◆ Task objective
Below are records that hold pictures; write out only the lines from their start through the line with "const LINE = '#1a1a1a';", exactly, and drop the pictures.

◆ Records to process
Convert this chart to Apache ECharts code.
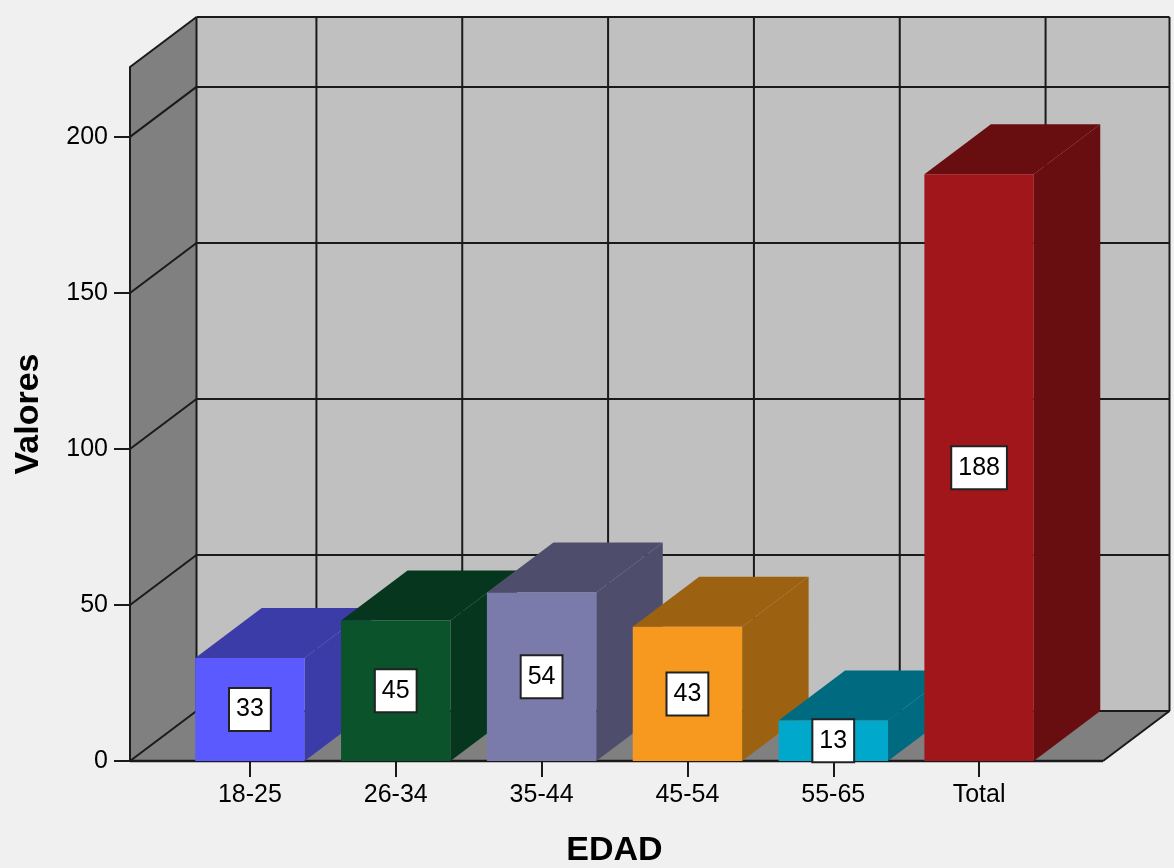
<!DOCTYPE html>
<html>
<head>
<meta charset="utf-8">
<script src="https://cdn.jsdelivr.net/npm/echarts@6/dist/echarts.min.js"></script>
<style>
  html, body { margin: 0; padding: 0; background: #f0f0f0; }
  #chart { width: 1174px; height: 868px; }
</style>
</head>
<body>
<div id="chart"></div>
<script>
// Age groups and counts
const categories = ['18-25', '26-34', '35-44', '45-54', '55-65', 'Total'];
const values = [33, 45, 54, 43, 13, 188];
const yTicks = [0, 50, 100, 150, 200];

// Face colours per bar: front face, then top/side face
const frontColors = ['#5a5aff', '#0a532b', '#7b7bab', '#f7981f', '#00a9cc', '#a1161a'];
const shadeColors = ['#3c3ca8', '#06361e', '#4e4e6c', '#9c6212', '#006a80', '#680e10'];

// Depth of the 3D box (pixels, towards the back-right)
const DX = 66.5;
const DY = -50;
// Extra room of the walls beyond the category bands
const PAD_L = 47;
const PAD_R = 51;
const FONT = '"Liberation Sans", Arial, sans-serif';
const LINE = '#1a1a1a';

function line(x1, y1, x2, y2, w) {
  return { type: 'line', shape: { x1, y1, x2, y2 }, style: { stroke: LINE, lineWidth: w || 2 } };
}

function renderFrame(params, api) {
  const cs = params.coordSys;
  const yTop = cs.y, yBot = cs.y + cs.height;
  const xL = cs.x - PAD_L, xR = cs.x + cs.width + PAD_R;
  const ch = [];
  // back wall
  ch.push({ type: 'rect', shape: { x: xL + DX, y: yTop + DY, width: xR - xL, height: yBot - yTop },
            style: { fill: '#c0c0c0' } });
  // floor
  ch.push({ type: 'polygon', shape: { points: [[xL, yBot], [xR, yBot], [xR + DX, yBot + DY], [xL + DX, yBot + DY]] },
            style: { fill: '#808080' } });
  // left wall
  ch.push({ type: 'polygon', shape: { points: [[xL, yBot], [xL, yTop], [xL + DX, yTop + DY], [xL + DX, yBot + DY]] },
            style: { fill: '#808080' } });
  // value grid lines on left and back walls
  yTicks.forEach(function (v) {
    const y = api.coord([0, v])[1];
    ch.push(line(xL, y, xL + DX, y + DY));
    ch.push(line(xL + DX, y + DY, xR + DX, y + DY));
  });
  // category grid lines on back wall
  categories.forEach(function (c, i) {
    const x = api.coord([i, 0])[0];
    ch.push(line(x + DX, yTop + DY, x + DX, yBot + DY));
  });
  // outlines
  ch.push(line(xL + DX, yTop + DY, xR + DX, yTop + DY));
  ch.push(line(xR + DX, yTop + DY, xR + DX, yBot + DY));
  ch.push(line(xL + DX, yTop + DY, xL + DX, yBot + DY));
  ch.push(line(xL, yTop, xL + DX, yTop + DY));
  ch.push(line(xL, yTop, xL, yBot));
  ch.push(line(xR, yBot, xR + DX, yBot + DY));
  ch.push(line(xL, yBot, xR, yBot, 2.5));
  return { type: 'group', children: ch };
}

function renderBar(params, api) {
  const i = api.value(0), v = api.value(1);
  const base = api.coord([i, 0]);
  const top = api.coord([i, v]);
  const w = api.size([1, 0])[0] * 0.75;
  const xl = base[0] - w / 2, xr = base[0] + w / 2;
  const yb = base[1], yt = top[1];
  const k = params.dataIndex;
  const front = frontColors[k], shade = shadeColors[k];
  return {
    type: 'group',
    children: [
      { type: 'polygon', shape: { points: [[xr, yt], [xr + DX, yt + DY], [xr + DX, yb + DY], [xr, yb]] },
        style: { fill: shade } },
      { type: 'polygon', shape: { points: [[xl, yt], [xl + DX, yt + DY], [xr + DX, yt + DY], [xr, yt]] },
        style: { fill: shade } },
      { type: 'rect', shape: { x: xl, y: yt, width: w, height: yb - yt }, style: { fill: front } },
      { type: 'text', x: base[0], y: (yt + yb) / 2,
        style: { text: String(v), fill: '#000', font: '25px ' + FONT, align: 'center', verticalAlign: 'middle',
                 backgroundColor: '#fff', borderColor: '#222', borderWidth: 2, padding: [8, 6, 8, 6] } }
    ]
  };
}

const chart = echarts.init(document.getElementById('chart'), null, { renderer: 'canvas' });
chart.setOption({
  backgroundColor: '#f0f0f0',
  animation: false,
  grid: { left: 177, right: 122, top: 67, bottom: 107, outerBoundsMode: 'none', containLabel: false },
  xAxis: {
    type: 'category',
    data: categories,
    axisLine: { show: false },
    axisTick: { show: true, alignWithLabel: true, length: 16, lineStyle: { color: LINE, width: 2 } },
    axisLabel: { color: '#000', fontSize: 25, fontFamily: FONT, margin: 22 },
    splitLine: { show: false },
    name: 'EDAD',
    nameLocation: 'middle',
    nameGap: 73,
    nameTextStyle: { color: '#000', fontSize: 34, fontWeight: 'bold', fontFamily: FONT }
  },
  yAxis: {
    type: 'value',
    min: 0,
    max: 222.4,
    interval: 50,
    offset: 47,
    axisLine: { show: true, lineStyle: { color: LINE, width: 2 } },
    axisTick: { show: true, length: 16, lineStyle: { color: LINE, width: 2 } },
    axisLabel: { color: '#000', fontSize: 25, fontFamily: FONT, margin: 22,
                 showMaxLabel: false },
    splitLine: { show: false },
    name: 'Valores',
    nameLocation: 'middle',
    nameRotate: 90,
    nameGap: 84,
    nameTextStyle: { color: '#000', fontSize: 34, fontWeight: 'bold', fontFamily: FONT }
  },
  series: [
    { type: 'custom', z: 1, clip: false, silent: true, renderItem: renderFrame, data: [[0, 0]] },
    { type: 'custom', z: 2, clip: false, silent: true, renderItem: renderBar,
      encode: { x: 0, y: 1 },
      data: categories.map(function (c, i) { return [i, values[i]]; }) }
  ]
});
</script>
</body>
</html>
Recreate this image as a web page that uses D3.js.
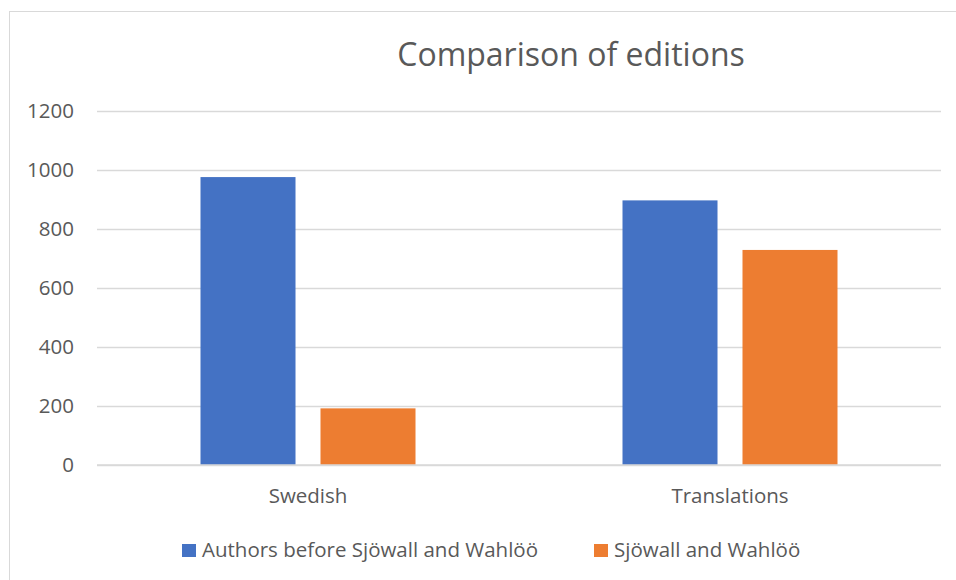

◆ Exercise answer
Convert this chart to Apache ECharts code.
<!DOCTYPE html>
<html>
<head>
<meta charset="utf-8">
<script src="https://cdn.jsdelivr.net/npm/echarts@6/dist/echarts.min.js"></script>
<style>
  html, body { margin: 0; padding: 0; background: #f0f0f0; }
  #chart { width: 1174px; height: 868px; }
</style>
</head>
<body>
<div id="chart"></div>
<script>
// Age groups and counts
const categories = ['18-25', '26-34', '35-44', '45-54', '55-65', 'Total'];
const values = [33, 45, 54, 43, 13, 188];
const yTicks = [0, 50, 100, 150, 200];

// Face colours per bar: front face, then top/side face
const frontColors = ['#5a5aff', '#0a532b', '#7b7bab', '#f7981f', '#00a9cc', '#a1161a'];
const shadeColors = ['#3c3ca8', '#06361e', '#4e4e6c', '#9c6212', '#006a80', '#680e10'];

// Depth of the 3D box (pixels, towards the back-right)
const DX = 66.5;
const DY = -50;
// Extra room of the walls beyond the category bands
const PAD_L = 47;
const PAD_R = 51;
const FONT = '"Liberation Sans", Arial, sans-serif';
const LINE = '#1a1a1a';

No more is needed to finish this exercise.